Solinger Bergische Morgenpost/Remscheid
Viele Remscheider in Geldsorgen
(wey) Mehr als 14 Prozent aller Remscheider Privathaushalte sind überschuldet, das zeigt der aktuelle Schuldner-Atlas. Damit nimmt die Stadt einen unrühmlichen Spitzenplatz in Deutschland ein: Von 401 erfassten Kommunen ist die Überschuldungsquote nur in
28 höher. Darunter übrigens auch die Nachbarn aus Solingen (Platz
384) und Wuppertal (396). Dabei sind die Folgen der Corona-Krise, sagen viele Experten, in diesem Bereich noch gar nicht spürbar.
Damit sei erst in der zweiten Jahreshälfte zu rechnen, sagt Florian Schäfer: „Das kommt zum Vorschein, wenn die Rettungsschirme und anderen Hilfsprogramme auslaufen.“Dass die Zahl der Privatinsolvenzen in den ersten Monaten
2021 um mehr als 50 Prozent gestiegen ist, führt der Geschäftsführer der Diakonie im Kirchenkreis Lennep, die in Remscheid Schuldnerberatung anbietet, eher auf eine Gesetzesänderung zurück.
Denn seit einigen Monaten gilt eine kürzere Frist für die Restschuldbefreiung. Statt wie bisher in sechs können Menschen nach einer privaten Insolvenz nun in drei Jahren schuldenfrei werden. Entsprechend hätten viele den Start ihres Verfahrens hinausgezögert: „Die Kollegen in der Schuldnerberatung haben auch bewusst dazu geraten, allein schon, um Falschberatungen zu vermeiden.“Eine Regelung, die Schäfer nur begrüßen kann. Viele Menschen würden wegen Krankheit oder anderer Umstände, die sie selber nicht zu verantworten haben, in eine Überschuldung geraten, betont er: „Und für die ist das natürlich eine große Erleichterung.“Im nächsten Schritt müsse nun geregelt werden, dass negative Merkmale zum Beispiel in Schufa-Einträgen schneller wieder gestrichen würden.
Dass die private Überschuldung in bestimmten Regionen deutlich häufiger auftritt, hängt augenscheinlich mit dem Strukturwandel zusammen. Unter den Städten mit den höchsten Quoten finden sich mit Oberhausen, Duisburg und Gelsenkirchen gleich mehrere Ruhrgebietsvertreter. Trauriger Spitzenreiter ist das von Werftenschließungen gebeutelte Bremerhaven mit einer Arbeitslosenquote, die regelmäßig jenseits der zehn Prozent liegt.
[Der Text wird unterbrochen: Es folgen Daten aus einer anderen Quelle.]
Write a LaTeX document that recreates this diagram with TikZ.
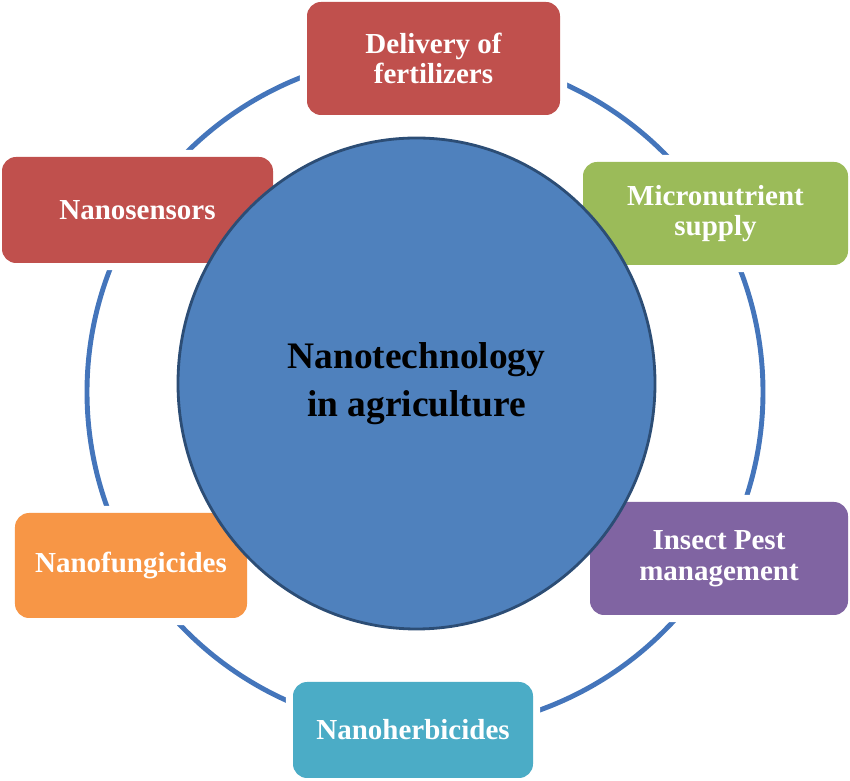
\documentclass[tikz,border=0pt]{standalone}
\usepackage{fontspec}
\setmainfont{Liberation Serif}
\usepackage{tikz}
\usetikzlibrary{positioning}
\definecolor{boxred}{RGB}{192, 80, 77}
\definecolor{boxgreen}{RGB}{155, 187, 89}
\definecolor{boxpurple}{RGB}{128, 100, 162}
\definecolor{boxteal}{RGB}{75, 172, 198}
\definecolor{boxorange}{RGB}{247, 150, 70}
\definecolor{hubblue}{RGB}{79, 129, 189}
\definecolor{hubedge}{RGB}{44, 77, 117}
\definecolor{ringblue}{RGB}{68, 117, 187}
\tikzset{
  item/.style    = {rectangle, rounded corners=8pt, preaction={draw=white, line width=8pt}, align=center, text=white, font=\fontsize{16.5}{17.5}\selectfont\bfseries, inner sep=0pt},
  hubtext/.style = {align=center, font=\fontsize{21.3}{27.5}\selectfont\bfseries},
  ring/.style    = {ringblue, line width=2.8pt},
}
\begin{document}
\begin{tikzpicture}
  \useasboundingbox (0,0) rectangle (17,15.62);

  % ring behind the boxes
  \coordinate (ringc) at (8.5,7.78);
  \draw[ring] (ringc) circle (6.76);

  % boxes round the ring
  \node[item, fill=boxred,    minimum width=5.06cm, minimum height=2.26cm] (fert)  at (8.67,14.45) {Delivery of\\fertilizers};
  \node[item, fill=boxgreen,  minimum width=5.30cm, minimum height=2.06cm] (micro) at (14.31,11.35) {Micronutrient\\supply};
  \node[item, fill=boxpurple, minimum width=5.16cm, minimum height=2.26cm] (pest)  at (14.38,4.45) {Insect Pest\\management};
  \node[item, fill=boxteal,   minimum width=4.80cm, minimum height=1.92cm] (herb)  at (8.26,1.02) {Nanoherbicides};
  \node[item, fill=boxorange, minimum width=4.64cm, minimum height=2.10cm] (fung)  at (2.62,4.31) {Nanofungicides};
  \node[item, fill=boxred,    minimum width=5.42cm, minimum height=2.12cm] (sens)  at (2.75,11.42) {Nanosensors};

  % centre
  \coordinate (hubc) at (8.33,7.95);
  \draw[fill=hubblue, draw=hubedge, line width=1.6pt] (hubc) ellipse (4.77 and 4.91);
  \node[hubtext] (nano) at (hubc) {Nanotechnology\\in agriculture};

\end{tikzpicture}
\end{document}
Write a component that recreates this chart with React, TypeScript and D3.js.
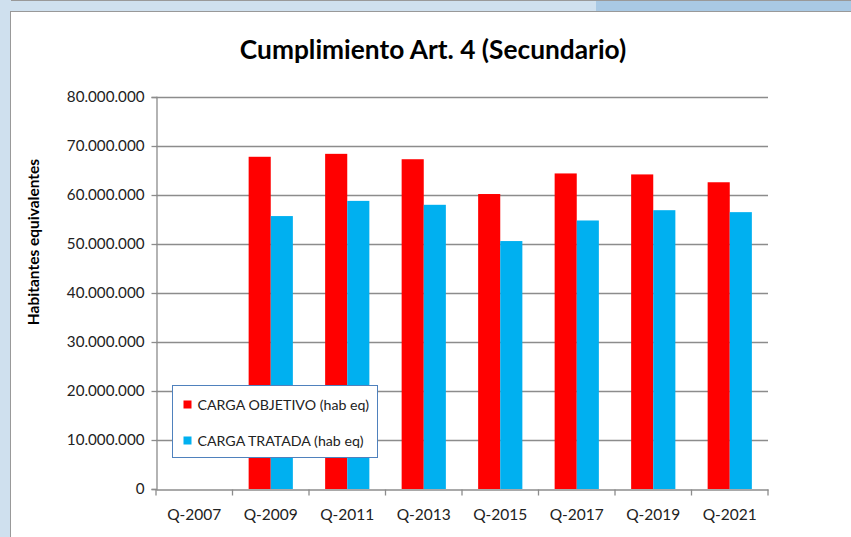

Auffällig ist zudem: Während die Überschuldungsquote in Deutschland insgesamt abnimmt, steigt der Wert in den besonders betroffenen Regionen eher an. Helfen kann eine Schuldnerberatung, wie sie die Diakonie anbietet. Allerdings sind die meisten Beratungsstellen überfordert, es gibt viel mehr Bedarf als Beratungskapazität. Nicht zuletzt, weil die Finanzierung nicht ausreicht. Während für Bezieher bestimmter Sozialleistungen der Beratungsanspruch und damit die Finanzierung gesetzlich geregelt ist, gilt der Rest als „nichtpflichtige“Beratung – und da können die Beratungsstellen sehen, woher das Geld kommt.
Einen Teil schießen die Sparkassen zu. Ein weiterer Batzen kommt meist von der Stadt. Im Sozialausschuss wurde gerade ein außerplanmäßiger Zuschuss von 50.000 Euro beschlossen, auch im Hinblick auf die Pandemie-Folgen. Dem muss nun noch der Stadtrat am 24. Juni zustimmen.